A chief symbol of regional corruption was the leader’s son. Hosni Mubarak had his son Gamal, a bag man for the regime and for Mubarak’s personal fortune. Muammar Qaddafi had Saif, who traveled across Europe and the halls of Congress, charming almost every diplomat or congressman he met, and signing billions of dollars of deals along the way. Jonathan Schanzer, vice president at the Foundation for Defense of Democracy, penned a Foreign Policy piece about how the sons of Palestinian President Mahmoud Abbas have transformed their connections into fortunes.

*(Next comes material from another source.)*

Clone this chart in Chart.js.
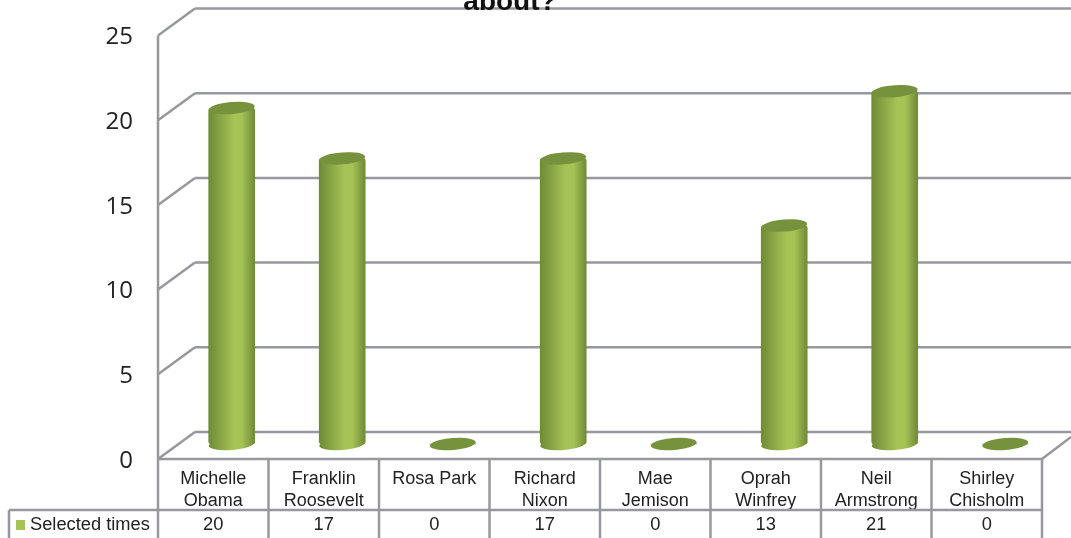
<!DOCTYPE html>
<html>
<head>
<meta charset="utf-8">
<style>
  html, body { margin: 0; padding: 0; background: #fff; overflow: hidden; }
  canvas { display: block; }
</style>
<script src="https://cdn.jsdelivr.net/npm/chart.js@4"></script>
</head>
<body>
<canvas id="chart" width="1071" height="538"></canvas>
<script>
const categories = [
  ['Michelle', 'Obama'],
  ['Franklin', 'Roosevelt'],
  ['Rosa Park'],
  ['Richard', 'Nixon'],
  ['Mae', 'Jemison'],
  ['Oprah', 'Winfrey'],
  ['Neil', 'Armstrong'],
  ['Shirley', 'Chisholm']
];
const selectedTimes = [20, 17, 0, 17, 0, 13, 21, 0];
const seriesName = 'Selected times';
const titleText = 'about?';

const GRID = '#96989d';
const TOP_GREEN = '#76923c';
const SIDE_DARK = '#6f8b36';
const SIDE_LIGHT = '#a6c356';
// floor/wall depth of the fake 3d box
const DEPTH_X = 37, DEPTH_Y = 27;
const BAR_W = 46, ELL_RY = 6, ELL_ROT = -0.08;
const PLOT_TOP = 35.5;

function barGradient(ctx) {
  if (ctx.dataIndex === undefined) return SIDE_LIGHT;
  const cx = ctx.chart.scales.xBar.getPixelForValue(ctx.dataIndex);
  if (!isFinite(cx)) return SIDE_LIGHT;
  const g = ctx.chart.ctx.createLinearGradient(cx - BAR_W / 2, 0, cx + BAR_W / 2, 0);
  g.addColorStop(0, SIDE_DARK);
  g.addColorStop(0.55, SIDE_LIGHT);
  g.addColorStop(0.72, SIDE_LIGHT);
  g.addColorStop(1, SIDE_DARK);
  return g;
}

function line(c, x1, y1, x2, y2) {
  c.beginPath();
  c.moveTo(x1, y1);
  c.lineTo(x2, y2);
  c.stroke();
}

function ellipse(c, x, y, fill) {
  c.fillStyle = fill;
  c.beginPath();
  c.ellipse(x, y, BAR_W / 2, ELL_RY, ELL_ROT, 0, Math.PI * 2);
  c.fill();
}

const box3d = {
  id: 'box3d',
  // layout padding does not get the top edge where it has to be, so set it here
  afterLayout(chart) {
    const a = chart.chartArea;
    a.top = PLOT_TOP;
    a.height = a.bottom - a.top;
    [chart.scales.y, chart.scales.yBar].forEach(s => {
      s.top = PLOT_TOP;
      s.height = s.bottom - s.top;
      s.configure();
    });
  },
  // back wall, floor and the bottoms of the cylinders
  beforeDatasetsDraw(chart) {
    const c = chart.ctx, a = chart.chartArea, y = chart.scales.y;
    c.save();
    c.strokeStyle = GRID;
    c.lineWidth = 2.5;
    y.ticks.forEach((t, i) => {
      const py = y.getPixelForTick(i);
      line(c, a.left, py, a.left + DEPTH_X, py - DEPTH_Y);
      line(c, a.left + DEPTH_X, py - DEPTH_Y, chart.width, py - DEPTH_Y);
    });
    line(c, a.left, a.top, a.left, a.bottom);
    line(c, a.right, a.bottom, chart.width, a.bottom - 22);
    chart.getDatasetMeta(0).data.forEach((el, i) => {
      if (selectedTimes[i] > 0) ellipse(c, el.x, el.base, barGradient({ chart, dataIndex: i }));
    });
    c.restore();
  },
  // top of the cylinders
  afterDatasetsDraw(chart) {
    const c = chart.ctx;
    chart.getDatasetMeta(0).data.forEach(el => ellipse(c, el.x, el.y, TOP_GREEN));
  },
  // title and data table
  afterDraw(chart) {
    const c = chart.ctx, a = chart.chartArea, x = chart.scales.x;
    const rowTop = 510, bottom = 538;
    c.save();
    c.fillStyle = '#111';
    c.font = 'bold 28px "Liberation Sans"';
    c.textAlign = 'center';
    c.textBaseline = 'alphabetic';
    c.fillText(titleText, 510, 10);

    c.strokeStyle = GRID;
    c.lineWidth = 2.5;
    line(c, a.left, a.bottom, a.right, a.bottom);
    line(c, 9, rowTop, a.right, rowTop);
    line(c, 9, rowTop, 9, bottom);
    line(c, a.left, a.bottom, a.left, bottom);
    categories.forEach((_, i) => {
      const right = x.getPixelForTick(i) + (a.right - a.left) / categories.length / 2;
      line(c, right, a.bottom, right, bottom);
    });

    c.fillStyle = SIDE_LIGHT;
    c.fillRect(16, 520, 9, 10);
    c.fillStyle = '#222';
    c.font = '18.3px "Liberation Sans"';
    c.textAlign = 'left';
    c.textBaseline = 'middle';
    c.fillText(seriesName, 30, 525);
    c.textAlign = 'center';
    selectedTimes.forEach((v, i) => c.fillText(String(v), x.getPixelForTick(i), 525));
    c.restore();
  }
};

new Chart(document.getElementById('chart'), {
  type: 'bar',
  data: {
    labels: categories,
    datasets: [{
      label: seriesName,
      data: selectedTimes.map((v, i) => ({ x: i, y: v })),
      xAxisID: 'xBar',
      yAxisID: 'yBar',
      barThickness: BAR_W,
      borderWidth: 0,
      borderRadius: 3,
      borderSkipped: false,
      backgroundColor: barGradient
    }]
  },
  plugins: [box3d],
  options: {
    responsive: false,
    animation: false,
    events: [],
    layout: { padding: { top: 35.5, right: 29, bottom: 0, left: 0 } },
    plugins: {
      legend: { display: false },
      tooltip: { enabled: false },
      title: { display: false }
    },
    scales: {
      x: {
        type: 'category',
        grid: { display: false, drawTicks: false },
        border: { display: false },
        afterFit(s) { s.height = 79; },
        ticks: {
          padding: 9,
          maxRotation: 0,
          autoSkip: false,
          color: '#222',
          font: { family: '"Liberation Sans"', size: 18, lineHeight: 1.22 }
        }
      },
      y: {
        min: 0,
        max: 25,
        grid: { display: false, drawTicks: false },
        border: { display: false },
        afterFit(s) { s.width = 158; },
        ticks: {
          stepSize: 5,
          padding: 25,
          labelOffset: 2,
          color: '#222',
          font: { family: '"Open Sans"', size: 24 }
        }
      },
      // the cylinders stand on the middle of the floor, half the depth behind the front
      xBar: { type: 'linear', offset: false, display: false, min: -0.667, max: 7.333 },
      yBar: { type: 'linear', display: false, min: -0.893, max: 24.315 }
    }
  }
});
</script>
</body>
</html>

Throughout much of the rest of the Middle East—Kurd, Persian, and Turkish—the pattern is the same: Iraqi President Jalal Talabani had Qubad Talabani; Kurdistan Regional President Masoud Barzani had his son Masrour Barzani; and Iraqi Prime Minister Nouri al-Maliki has Ahmad Maliki. Indeed, across the Iraqi and Kurdish political spectrum, there are few politicians who do not transform their sons into business agents or recipients of nepotistic largesse.
In Iran, they even have a nickname for such children: Popularly, they are referred to as Aghazadeh-ha, the sons of the nobles, a term which refers to the ability of men like Mehdi Rafsanjani or his brother Yasser to make tens of millions of dollars off the political connections of their father, former president Al Akbar Hashemi Rafsanjani.
And the leadership of Turkey, which is far more Middle Eastern today than European, indulges in the same pattern. Behind closed doors, be it in Ankara, Moscow, Riyadh, or Washington, Prime Minister Recep Tayyip Erdoğan is not shy about telling foreign leaders or prominent businessmen that if they want pipelines or other deals to proceed, they should contract Çalik Holdings in which his son-in-law Berat Albayrak is chief executive.
[Çalik Energy, a subsidiary of Çalik Holdings, was a donor to the Atlantic Council, according to a disclosure which Atlantic Council chairman Fred Kempe made to the Wall Street Journal regarding questions surrounding former senator Chuck Hagel's chairmanship; he might have simply said Erdoğan donated, because the laundering of cash through Çalik is standard operating procedure for the Turkish strongman].
Alas, the Arab Spring may have swept away one generation of dictators but it did not do away with the “Little Prince” phenomenon. David Schenker, perhaps Washington’s most consistently correct Arab affairs analyst, notes the pattern has now re-emerged in Cairo. According to the Associated Press:
Egypt’s aviation minister says the hiring of President Mohammed Morsi’s son to a highly-paid government job was justified, dismissing accusations of nepotism… Omar, one of the president’s five children and a recent university graduate, got the internally-advertised job in a department that usually hires with a starting monthly salary of $5,000. Such a figure is unheard of for new graduates in Egypt, where the starting salary for a government job can be as low as $75.
Clearly, the Muslim Brotherhood is just as corrupt as the regime it replaced, if not more so.
It is a shame that the sons (or son-in-law, in the case of Turkey) of Middle Eastern leaders diminish themselves by seeking easy cash rather than to excel in their own fields. What a powerful symbol it might make if the son of a leader sought to excel as a doctor, engineer, or teacher. Cynics may say it’s understandable, and both realists and pessimists might point out that this is simply local culture. Regardless, perhaps there is no better metric of the seriousness of reform for diplomats to point to than the behavior of leaders’ children.